Discover (and Rediscover) Giorgio Griffa and Marlo Pascual
This year, Casey Kaplan promotes rediscovery at Frieze London with artists Giorgio Griffa and Marlo Pascual.
Italian abstract painter Griffa, whose work was singlehandedly reintroduced to America and its prominent critics by Casey Kaplan Gallery last year, has never believed in finality. Self-taught, he began tacking canvasses directly to the wall in the 1960s, storing them haphazardly so that they grew visibly creased and interrupting his own paintings so suddenly that his repetitive marks seem to end with little consideration at all. (He returns to them as quickly as he leaves.) With the folds of the unstretched canvas creating defined-yet-varying grids, and his fleeting marks adding raw humanity to abstraction, Griffa makes a persuasive case for anti-perfectionism and continual renewal.

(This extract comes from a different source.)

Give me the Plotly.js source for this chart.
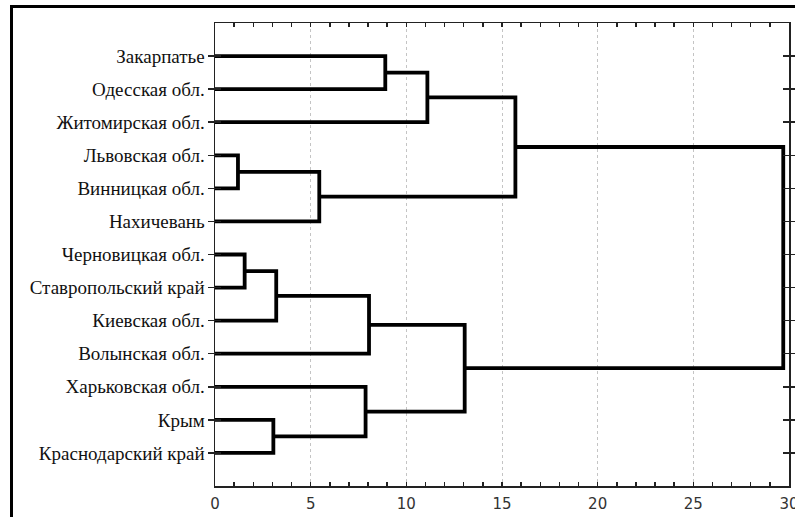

Brooklyn scavenger Marlo Pascual cannot forget an image either. The artist enlarges photographs once-fated for the oblivion, and crops them without context. At the Casey Kaplan booth, the latest photographs in a series of untitled works present a female face halved and flipped upside down, and solitary hands that appear anguished. Does it matter where these photos come from? Their present is as confounding, open, and rewarding as their past.
On view at Casey Kaplan, Frieze London 2013, Booth A3, October 17th – 20th.